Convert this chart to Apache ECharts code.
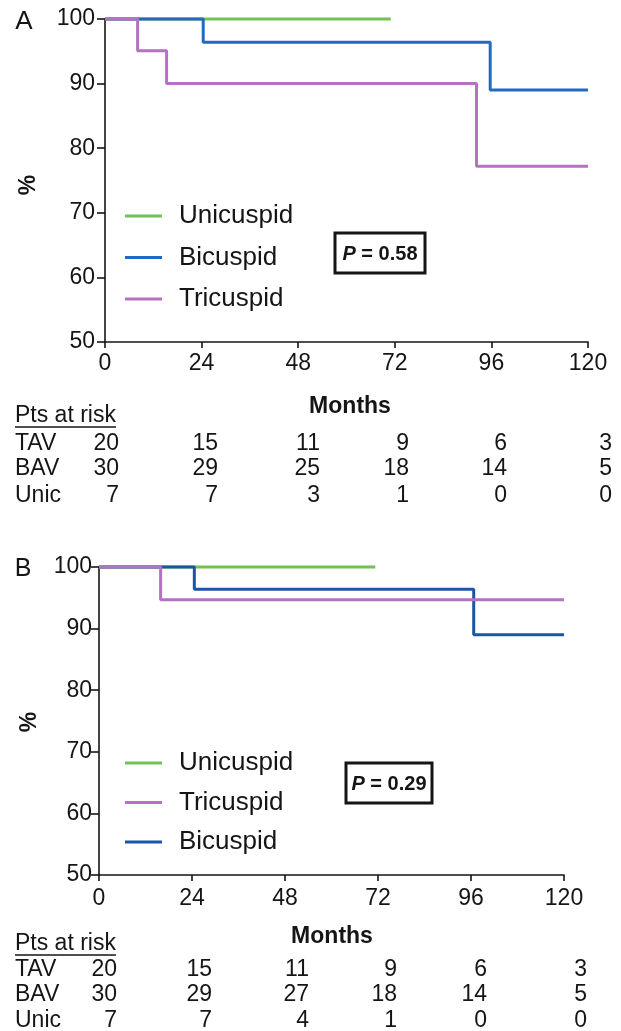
<!DOCTYPE html>
<html><head><meta charset="utf-8">
<script src="https://cdn.jsdelivr.net/npm/echarts@6/dist/echarts.min.js"></script>
<style>html,body{margin:0;padding:0;background:#fff}#c{width:621px;height:1031px}</style>
</head><body><div id="c"></div>
<script>
// ---- data ----
const uniA = [[0,100],[71,100]];
const biA  = [[0,100],[24.4,96.4],[95.7,89.0],[120,89.0]];
const triA = [[0,100],[8.1,95.1],[15.3,90.0],[92.3,77.2],[120,77.2]];
const uniB = [[0,100],[71.3,100]];
const triB = [[0,100],[15.9,94.7],[120,94.7]];
const biB  = [[0,100],[24.6,96.4],[96.7,89.0],[120,89.0]];
const riskRowLabels = ['TAV','BAV','Unic'];
const riskA_TAV = [20,15,11,9,6,3];
const riskA_BAV = [30,29,25,18,14,5];
const riskA_Unic = [7,7,3,1,0,0];
const riskB_TAV = [20,15,11,9,6,3];
const riskB_BAV = [30,29,27,18,14,5];
const riskB_Unic = [7,7,4,1,0,0];
const pA = '0.58', pB = '0.29';

// ---- layout / style ----
const FONT = '"Liberation Sans", Arial, Helvetica, sans-serif';
const INK = '#151515';
const C_GREEN = '#6ec352', C_BLUE = '#2468c0', C_BLUE2 = '#1a55a6', C_PURPLE = '#b572c2';
const layA = {colX:[119,218,320,409,507,612], rowY:[444,469,496], titleY:416, ulY:427, monthsX:350, monthsY:407};
const layB = {colX:[117,212,309,397,487,587], rowY:[970,995,1021], titleY:944, ulY:955, monthsX:332, monthsY:937};

const chart = echarts.init(document.getElementById('c'), null, {renderer:'canvas'});

function xAx(gi, margin){
  return {type:'value', gridIndex:gi, min:0, max:120, interval:24,
    axisLine:{show:true, onZero:false, lineStyle:{color:INK, width:1.6}},
    axisTick:{show:true, length:6, lineStyle:{color:INK, width:1.6}},
    axisLabel:{show:true, color:INK, fontSize:23, fontFamily:FONT, margin:margin, showMinLabel:true, showMaxLabel:true},
    splitLine:{show:false}};
}
function yAx(gi, margin){
  return {type:'value', gridIndex:gi, min:50, max:100, interval:10,
    axisLine:{show:true, onZero:false, lineStyle:{color:INK, width:1.6}},
    axisTick:{show:true, length:8, lineStyle:{color:INK, width:1.6}},
    axisLabel:{show:true, color:INK, fontSize:23, fontFamily:FONT, margin:margin, showMinLabel:true, showMaxLabel:true},
    splitLine:{show:false}};
}
function km(name, data, gi, color, z){
  return {type:'line', name:name, data:data, xAxisIndex:gi, yAxisIndex:gi, step:'end',
    showSymbol:false, symbol:'none', clip:false, z:z, animation:false,
    lineStyle:{color:color, width:3}, itemStyle:{color:color}};
}
function legendFor(top, gap, items){
  return {orient:'vertical', left:125, top:top, padding:0, icon:'rect', itemWidth:37, itemHeight:3, itemGap:gap,
    selectedMode:false, data:items,
    textStyle:{color:INK, fontSize:26, fontFamily:FONT, padding:[0,0,0,12]}};
}
function tableGraphics(lay, rows){
  const g = [];
  g.push({type:'text', x:15, y:lay.titleY, style:{text:'Pts at risk', fontSize:23, fontFamily:FONT, fill:INK, align:'left', verticalAlign:'middle'}});
  g.push({type:'line', shape:{x1:15, y1:lay.ulY, x2:116, y2:lay.ulY}, style:{stroke:INK, lineWidth:1.4}});
  g.push({type:'text', x:lay.monthsX, y:lay.monthsY, style:{text:'Months', fontSize:23, fontWeight:'bold', fontFamily:FONT, fill:INK, align:'center', verticalAlign:'middle'}});
  rows.forEach((vals, r) => {
    g.push({type:'text', x:15, y:lay.rowY[r], style:{text:riskRowLabels[r], fontSize:23, fontFamily:FONT, fill:INK, align:'left', verticalAlign:'middle'}});
    vals.forEach((v, i) => {
      g.push({type:'text', x:lay.colX[i], y:lay.rowY[r], style:{text:String(v), fontSize:23, fontFamily:FONT, fill:INK, align:'right', verticalAlign:'middle'}});
    });
  });
  return g;
}
function pBox(x, y, w, h, p){
  return [
    {type:'rect', shape:{x:x, y:y, width:w, height:h}, style:{fill:'#fff', stroke:INK, lineWidth:3}, z:50},
    {type:'text', x:x + w/2, y:y + h/2 + 1, z:51, style:{text:'{p|P}{v| = ' + p + '}', align:'center', verticalAlign:'middle',
      rich:{p:{fontSize:20, fontWeight:'bold', fontStyle:'italic', fontFamily:FONT, fill:INK},
            v:{fontSize:20, fontWeight:'bold', fontFamily:FONT, fill:INK}}}}
  ];
}

const graphics = [].concat(
  [{type:'text', x:24, y:22, style:{text:'A', fontSize:26, fontFamily:FONT, fill:INK, align:'center', verticalAlign:'middle'}},
   {type:'text', x:23, y:569, style:{text:'B', fontSize:25, fontFamily:FONT, fill:INK, align:'center', verticalAlign:'middle'}},
   {type:'text', x:29, y:185, rotation:Math.PI/2, style:{text:'%', fontSize:23, fontWeight:'bold', fontFamily:FONT, fill:INK, align:'center', verticalAlign:'middle'}},
   {type:'text', x:30, y:722, rotation:Math.PI/2, style:{text:'%', fontSize:23, fontWeight:'bold', fontFamily:FONT, fill:INK, align:'center', verticalAlign:'middle'}}],
  pBox(335, 233, 90, 40, pA),
  pBox(346, 763, 86, 40, pB),
  tableGraphics(layA, [riskA_TAV, riskA_BAV, riskA_Unic]),
  tableGraphics(layB, [riskB_TAV, riskB_BAV, riskB_Unic])
);

chart.setOption({
  animation:false,
  backgroundColor:'#fff',
  textStyle:{fontFamily:FONT},
  grid:[
    {left:105, right:33, top:19, height:323, containLabel:false, outerBoundsMode:'none'},
    {left:99, right:57, top:567, height:308, containLabel:false, outerBoundsMode:'none'}
  ],
  xAxis:[xAx(0, 10), xAx(1, 12)],
  yAxis:[yAx(0, 10), yAx(1, 7)],
  legend:[
    legendFor(203, 15.5, [{name:'Unicuspid', itemStyle:{color:C_GREEN}}, {name:'Bicuspid', itemStyle:{color:C_BLUE}}, {name:'Tricuspid', itemStyle:{color:C_PURPLE}}]),
    legendFor(750, 13.5, [{name:'Unicuspid', itemStyle:{color:C_GREEN}}, {name:'Tricuspid', itemStyle:{color:C_PURPLE}}, {name:'Bicuspid', itemStyle:{color:C_BLUE2}}])
  ],
  series:[
    km('Unicuspid', uniA, 0, C_GREEN, 2),
    km('Bicuspid', biA, 0, C_BLUE, 3),
    km('Tricuspid', triA, 0, C_PURPLE, 4),
    km('Unicuspid', uniB, 1, C_GREEN, 2),
    km('Bicuspid', biB, 1, C_BLUE2, 3),
    km('Tricuspid', triB, 1, C_PURPLE, 4)
  ],
  graphic:graphics
});
</script></body></html>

### Aim of the task
Reproduce the material in full, word for word, and omit the pictures.

### Final answer
Convert this chart to Apache ECharts code.
<!DOCTYPE html>
<html><head><meta charset="utf-8">
<script src="https://cdn.jsdelivr.net/npm/echarts@6/dist/echarts.min.js"></script>
<style>html,body{margin:0;padding:0;background:#fff}#c{width:621px;height:1031px}</style>
</head><body><div id="c"></div>
<script>
// ---- data ----
const uniA = [[0,100],[71,100]];
const biA  = [[0,100],[24.4,96.4],[95.7,89.0],[120,89.0]];
const triA = [[0,100],[8.1,95.1],[15.3,90.0],[92.3,77.2],[120,77.2]];
const uniB = [[0,100],[71.3,100]];
const triB = [[0,100],[15.9,94.7],[120,94.7]];
const biB  = [[0,100],[24.6,96.4],[96.7,89.0],[120,89.0]];
const riskRowLabels = ['TAV','BAV','Unic'];
const riskA_TAV = [20,15,11,9,6,3];
const riskA_BAV = [30,29,25,18,14,5];
const riskA_Unic = [7,7,3,1,0,0];
const riskB_TAV = [20,15,11,9,6,3];
const riskB_BAV = [30,29,27,18,14,5];
const riskB_Unic = [7,7,4,1,0,0];
const pA = '0.58', pB = '0.29';

// ---- layout / style ----
const FONT = '"Liberation Sans", Arial, Helvetica, sans-serif';
const INK = '#151515';
const C_GREEN = '#6ec352', C_BLUE = '#2468c0', C_BLUE2 = '#1a55a6', C_PURPLE = '#b572c2';
const layA = {colX:[119,218,320,409,507,612], rowY:[444,469,496], titleY:416, ulY:427, monthsX:350, monthsY:407};
const layB = {colX:[117,212,309,397,487,587], rowY:[970,995,1021], titleY:944, ulY:955, monthsX:332, monthsY:937};

const chart = echarts.init(document.getElementById('c'), null, {renderer:'canvas'});

function xAx(gi, margin){
  return {type:'value', gridIndex:gi, min:0, max:120, interval:24,
    axisLine:{show:true, onZero:false, lineStyle:{color:INK, width:1.6}},
    axisTick:{show:true, length:6, lineStyle:{color:INK, width:1.6}},
    axisLabel:{show:true, color:INK, fontSize:23, fontFamily:FONT, margin:margin, showMinLabel:true, showMaxLabel:true},
    splitLine:{show:false}};
}
function yAx(gi, margin){
  return {type:'value', gridIndex:gi, min:50, max:100, interval:10,
    axisLine:{show:true, onZero:false, lineStyle:{color:INK, width:1.6}},
    axisTick:{show:true, length:8, lineStyle:{color:INK, width:1.6}},
    axisLabel:{show:true, color:INK, fontSize:23, fontFamily:FONT, margin:margin, showMinLabel:true, showMaxLabel:true},
    splitLine:{show:false}};
}
function km(name, data, gi, color, z){
  return {type:'line', name:name, data:data, xAxisIndex:gi, yAxisIndex:gi, step:'end',
    showSymbol:false, symbol:'none', clip:false, z:z, animation:false,
    lineStyle:{color:color, width:3}, itemStyle:{color:color}};
}
function legendFor(top, gap, items){
  return {orient:'vertical', left:125, top:top, padding:0, icon:'rect', itemWidth:37, itemHeight:3, itemGap:gap,
    selectedMode:false, data:items,
    textStyle:{color:INK, fontSize:26, fontFamily:FONT, padding:[0,0,0,12]}};
}
function tableGraphics(lay, rows){
  const g = [];
  g.push({type:'text', x:15, y:lay.titleY, style:{text:'Pts at risk', fontSize:23, fontFamily:FONT, fill:INK, align:'left', verticalAlign:'middle'}});
  g.push({type:'line', shape:{x1:15, y1:lay.ulY, x2:116, y2:lay.ulY}, style:{stroke:INK, lineWidth:1.4}});
  g.push({type:'text', x:lay.monthsX, y:lay.monthsY, style:{text:'Months', fontSize:23, fontWeight:'bold', fontFamily:FONT, fill:INK, align:'center', verticalAlign:'middle'}});
  rows.forEach((vals, r) => {
    g.push({type:'text', x:15, y:lay.rowY[r], style:{text:riskRowLabels[r], fontSize:23, fontFamily:FONT, fill:INK, align:'left', verticalAlign:'middle'}});
    vals.forEach((v, i) => {
      g.push({type:'text', x:lay.colX[i], y:lay.rowY[r], style:{text:String(v), fontSize:23, fontFamily:FONT, fill:INK, align:'right', verticalAlign:'middle'}});
    });
  });
  return g;
}
function pBox(x, y, w, h, p){
  return [
    {type:'rect', shape:{x:x, y:y, width:w, height:h}, style:{fill:'#fff', stroke:INK, lineWidth:3}, z:50},
    {type:'text', x:x + w/2, y:y + h/2 + 1, z:51, style:{text:'{p|P}{v| = ' + p + '}', align:'center', verticalAlign:'middle',
      rich:{p:{fontSize:20, fontWeight:'bold', fontStyle:'italic', fontFamily:FONT, fill:INK},
            v:{fontSize:20, fontWeight:'bold', fontFamily:FONT, fill:INK}}}}
  ];
}

const graphics = [].concat(
  [{type:'text', x:24, y:22, style:{text:'A', fontSize:26, fontFamily:FONT, fill:INK, align:'center', verticalAlign:'middle'}},
   {type:'text', x:23, y:569, style:{text:'B', fontSize:25, fontFamily:FONT, fill:INK, align:'center', verticalAlign:'middle'}},
   {type:'text', x:29, y:185, rotation:Math.PI/2, style:{text:'%', fontSize:23, fontWeight:'bold', fontFamily:FONT, fill:INK, align:'center', verticalAlign:'middle'}},
   {type:'text', x:30, y:722, rotation:Math.PI/2, style:{text:'%', fontSize:23, fontWeight:'bold', fontFamily:FONT, fill:INK, align:'center', verticalAlign:'middle'}}],
  pBox(335, 233, 90, 40, pA),
  pBox(346, 763, 86, 40, pB),
  tableGraphics(layA, [riskA_TAV, riskA_BAV, riskA_Unic]),
  tableGraphics(layB, [riskB_TAV, riskB_BAV, riskB_Unic])
);

chart.setOption({
  animation:false,
  backgroundColor:'#fff',
  textStyle:{fontFamily:FONT},
  grid:[
    {left:105, right:33, top:19, height:323, containLabel:false, outerBoundsMode:'none'},
    {left:99, right:57, top:567, height:308, containLabel:false, outerBoundsMode:'none'}
  ],
  xAxis:[xAx(0, 10), xAx(1, 12)],
  yAxis:[yAx(0, 10), yAx(1, 7)],
  legend:[
    legendFor(203, 15.5, [{name:'Unicuspid', itemStyle:{color:C_GREEN}}, {name:'Bicuspid', itemStyle:{color:C_BLUE}}, {name:'Tricuspid', itemStyle:{color:C_PURPLE}}]),
    legendFor(750, 13.5, [{name:'Unicuspid', itemStyle:{color:C_GREEN}}, {name:'Tricuspid', itemStyle:{color:C_PURPLE}}, {name:'Bicuspid', itemStyle:{color:C_BLUE2}}])
  ],
  series:[
    km('Unicuspid', uniA, 0, C_GREEN, 2),
    km('Bicuspid', biA, 0, C_BLUE, 3),
    km('Tricuspid', triA, 0, C_PURPLE, 4),
    km('Unicuspid', uniB, 1, C_GREEN, 2),
    km('Bicuspid', biB, 1, C_BLUE2, 3),
    km('Tricuspid', triB, 1, C_PURPLE, 4)
  ],
  graphic:graphics
});
</script></body></html>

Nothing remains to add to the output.